> [EXERCISE BRIEF]: Can you write out all the lines word for word, with no pictures?

> [DATA]:
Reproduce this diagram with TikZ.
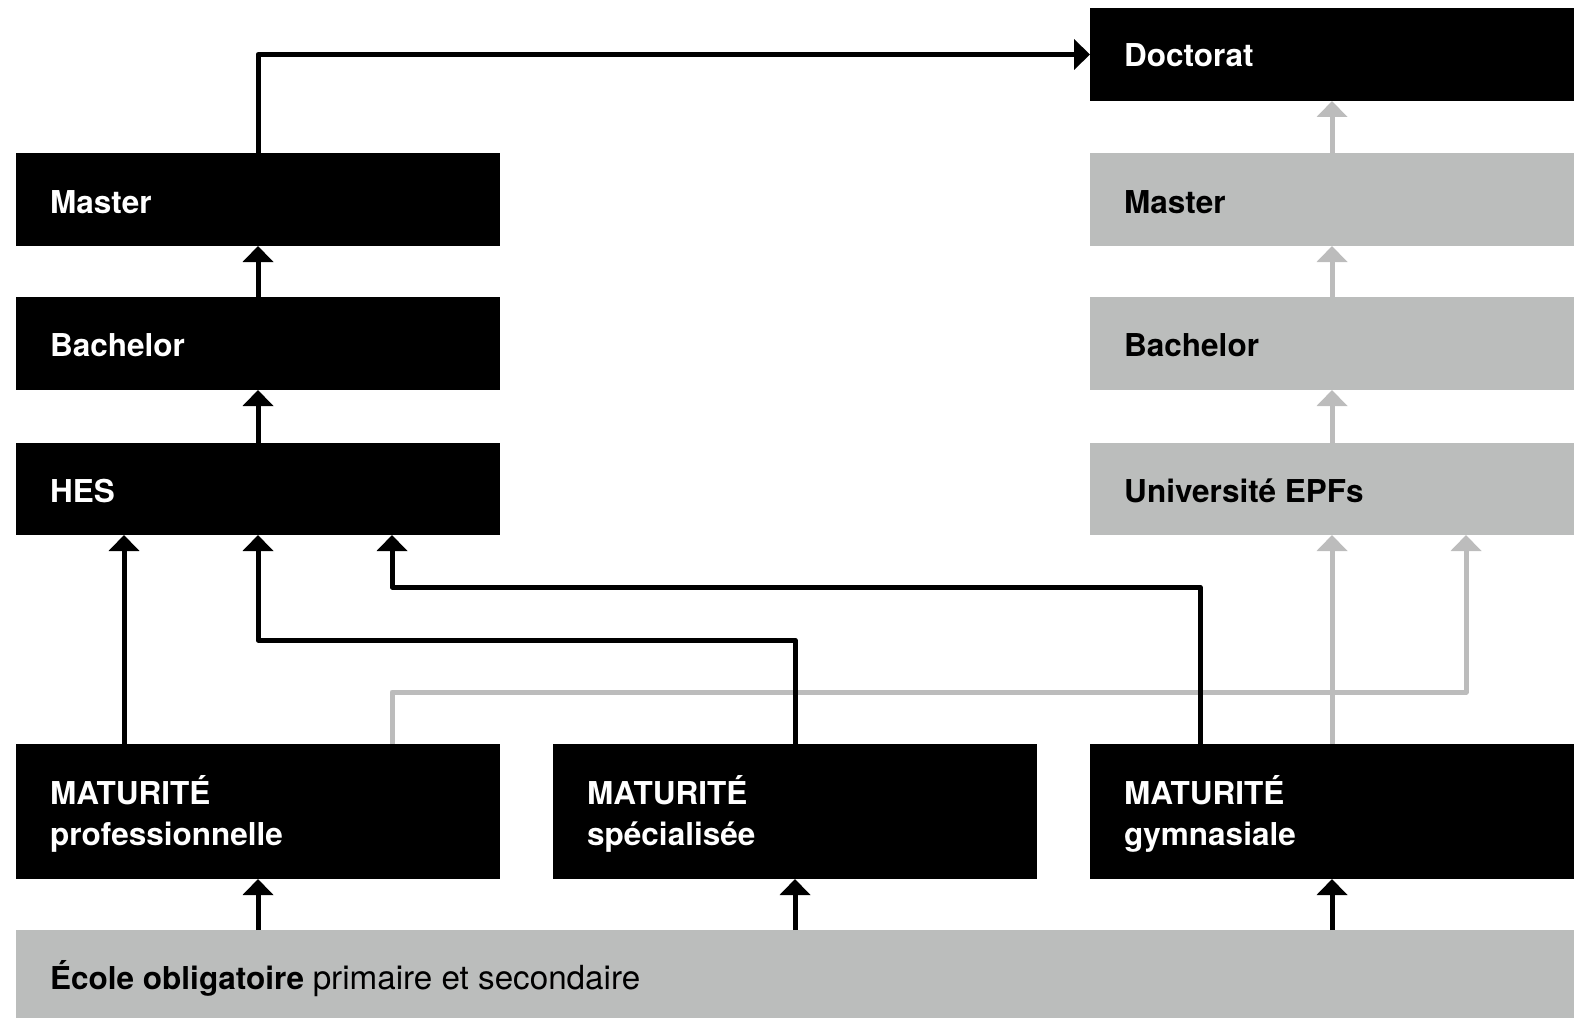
\documentclass[tikz,border=0pt]{standalone}
\usepackage{fontspec}
\setmainfont{TeX Gyre Heros}
\usetikzlibrary{arrows.meta,calc}
\definecolor{boxgray}{RGB}{187,189,188}
\definecolor{linegray}{RGB}{188,188,188}
\tikzset{
  box/.style={draw=none, minimum width=484pt, minimum height=93pt, inner sep=0pt, outer sep=0pt, anchor=north west},
  blkbox/.style={box, fill=black},
  grybox/.style={box, fill=boxgray},
  lbl/.style={anchor=base west, inner sep=0pt, font=\fontsize{31.5}{38}\selectfont},
  lblw/.style={lbl, text=white, font=\bfseries\fontsize{31.5}{38}\selectfont},
  lblk/.style={lbl, text=black, font=\bfseries\fontsize{31.5}{38}\selectfont},
  arr/.style={line width=5pt, line join=round, -{Triangle[width=30pt,length=16pt]}},
  blkarr/.style={arr, draw=black},
  gryarr/.style={arr, draw=linegray},
}
\begin{document}
\begin{tikzpicture}[x=1pt,y=-1pt]
\useasboundingbox (0,0) rectangle (1581,1019);
% boxes
\node[blkbox] (doc) at (1090,8) {};
\node[blkbox] (mastL) at (16,153) {};
\node[grybox] (mastR) at (1090,153) {};
\node[blkbox] (bachL) at (16,297) {};
\node[grybox] (bachR) at (1090,297) {};
\node[blkbox, minimum height=92pt] (hes) at (16,443) {};
\node[grybox, minimum height=92pt] (univ) at (1090,443) {};
\node[blkbox, minimum height=135pt] (matp) at (16,744) {};
\node[blkbox, minimum height=135pt] (mats) at (553,744) {};
\node[blkbox, minimum height=135pt] (matg) at (1090,744) {};
\node[grybox, minimum width=1558pt, minimum height=88pt] (ecole) at (16,930) {};
% labels
\node[lblw] (tdoc) at (1124,67) {Doctorat};
\node[lblw] (tmastL) at (50,213) {Master};
\node[lblk] (tmastR) at (1124,213) {Master};
\node[lblw] (tbachL) at (50,356) {Bachelor};
\node[lblk] (tbachR) at (1124,356) {Bachelor};
\node[lblw] (thes) at (50,502) {HES};
\node[lblk] (tuniv) at (1124,502) {Université EPFs};
\node[lblw] (tmatp1) at (50,804) {MATURITÉ};
\node[lblw] (tmatp2) at (50,845) {professionnelle};
\node[lblw] (tmats1) at (587,804) {MATURITÉ};
\node[lblw] (tmats2) at (587,845) {spécialisée};
\node[lblw] (tmatg1) at (1124,804) {MATURITÉ};
\node[lblw] (tmatg2) at (1124,845) {gymnasiale};
\node[lbl, text=black] (tecole) at (50,989) {\textbf{École obligatoire} {\fontsize{33.2}{38}\selectfont primaire et secondaire}};
% helper coordinates
\coordinate (xa) at (124,0);
\coordinate (xb) at (392,0);
\coordinate (xc) at (1200,0);
\coordinate (xd) at (1466,0);
\coordinate (c1) at (258,640);
\coordinate (c2) at (392,587);
\coordinate (g1) at (392,692);
\coordinate (g2) at (1466,692);
% gray connectors
\draw[gryarr] (univ.north) -- (bachR.south);
\draw[gryarr] (bachR.north) -- (mastR.south);
\draw[gryarr] (mastR.north) -- (doc.south);
\draw[gryarr] (matg.north) -- (univ.south);
\draw[gryarr] (matp.north -| xb) -- (g1) -- (g2) -- (univ.south -| xd);
% black connectors
\draw[blkarr] (hes.north) -- (bachL.south);
\draw[blkarr] (bachL.north) -- (mastL.south);
\draw[blkarr] (mastL.north) |- (doc.west);
\draw[blkarr] (matp.north -| xa) -- (hes.south -| xa);
\draw[blkarr] (mats.north) |- (c1) -- (hes.south);
\draw[blkarr] (matg.north -| xc) |- (c2) -- (hes.south -| xb);
\draw[blkarr] (ecole.north -| matp.south) -- (matp.south);
\draw[blkarr] (ecole.north -| mats.south) -- (mats.south);
\draw[blkarr] (ecole.north -| matg.south) -- (matg.south);
\end{tikzpicture}
\end{document}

> [EXERCISE SOLUTION]:
Reproduce this diagram with TikZ.
\documentclass[tikz,border=0pt]{standalone}
\usepackage{fontspec}
\setmainfont{TeX Gyre Heros}
\usetikzlibrary{arrows.meta,calc}
\definecolor{boxgray}{RGB}{187,189,188}
\definecolor{linegray}{RGB}{188,188,188}
\tikzset{
  box/.style={draw=none, minimum width=484pt, minimum height=93pt, inner sep=0pt, outer sep=0pt, anchor=north west},
  blkbox/.style={box, fill=black},
  grybox/.style={box, fill=boxgray},
  lbl/.style={anchor=base west, inner sep=0pt, font=\fontsize{31.5}{38}\selectfont},
  lblw/.style={lbl, text=white, font=\bfseries\fontsize{31.5}{38}\selectfont},
  lblk/.style={lbl, text=black, font=\bfseries\fontsize{31.5}{38}\selectfont},
  arr/.style={line width=5pt, line join=round, -{Triangle[width=30pt,length=16pt]}},
  blkarr/.style={arr, draw=black},
  gryarr/.style={arr, draw=linegray},
}
\begin{document}
\begin{tikzpicture}[x=1pt,y=-1pt]
\useasboundingbox (0,0) rectangle (1581,1019);
% boxes
\node[blkbox] (doc) at (1090,8) {};
\node[blkbox] (mastL) at (16,153) {};
\node[grybox] (mastR) at (1090,153) {};
\node[blkbox] (bachL) at (16,297) {};
\node[grybox] (bachR) at (1090,297) {};
\node[blkbox, minimum height=92pt] (hes) at (16,443) {};
\node[grybox, minimum height=92pt] (univ) at (1090,443) {};
\node[blkbox, minimum height=135pt] (matp) at (16,744) {};
\node[blkbox, minimum height=135pt] (mats) at (553,744) {};
\node[blkbox, minimum height=135pt] (matg) at (1090,744) {};
\node[grybox, minimum width=1558pt, minimum height=88pt] (ecole) at (16,930) {};
% labels
\node[lblw] (tdoc) at (1124,67) {Doctorat};
\node[lblw] (tmastL) at (50,213) {Master};
\node[lblk] (tmastR) at (1124,213) {Master};
\node[lblw] (tbachL) at (50,356) {Bachelor};
\node[lblk] (tbachR) at (1124,356) {Bachelor};
\node[lblw] (thes) at (50,502) {HES};
\node[lblk] (tuniv) at (1124,502) {Université EPFs};
\node[lblw] (tmatp1) at (50,804) {MATURITÉ};
\node[lblw] (tmatp2) at (50,845) {professionnelle};
\node[lblw] (tmats1) at (587,804) {MATURITÉ};
\node[lblw] (tmats2) at (587,845) {spécialisée};
\node[lblw] (tmatg1) at (1124,804) {MATURITÉ};
\node[lblw] (tmatg2) at (1124,845) {gymnasiale};
\node[lbl, text=black] (tecole) at (50,989) {\textbf{École obligatoire} {\fontsize{33.2}{38}\selectfont primaire et secondaire}};
% helper coordinates
\coordinate (xa) at (124,0);
\coordinate (xb) at (392,0);
\coordinate (xc) at (1200,0);
\coordinate (xd) at (1466,0);
\coordinate (c1) at (258,640);
\coordinate (c2) at (392,587);
\coordinate (g1) at (392,692);
\coordinate (g2) at (1466,692);
% gray connectors
\draw[gryarr] (univ.north) -- (bachR.south);
\draw[gryarr] (bachR.north) -- (mastR.south);
\draw[gryarr] (mastR.north) -- (doc.south);
\draw[gryarr] (matg.north) -- (univ.south);
\draw[gryarr] (matp.north -| xb) -- (g1) -- (g2) -- (univ.south -| xd);
% black connectors
\draw[blkarr] (hes.north) -- (bachL.south);
\draw[blkarr] (bachL.north) -- (mastL.south);
\draw[blkarr] (mastL.north) |- (doc.west);
\draw[blkarr] (matp.north -| xa) -- (hes.south -| xa);
\draw[blkarr] (mats.north) |- (c1) -- (hes.south);
\draw[blkarr] (matg.north -| xc) |- (c2) -- (hes.south -| xb);
\draw[blkarr] (ecole.north -| matp.south) -- (matp.south);
\draw[blkarr] (ecole.north -| mats.south) -- (mats.south);
\draw[blkarr] (ecole.north -| matg.south) -- (matg.south);
\end{tikzpicture}
\end{document}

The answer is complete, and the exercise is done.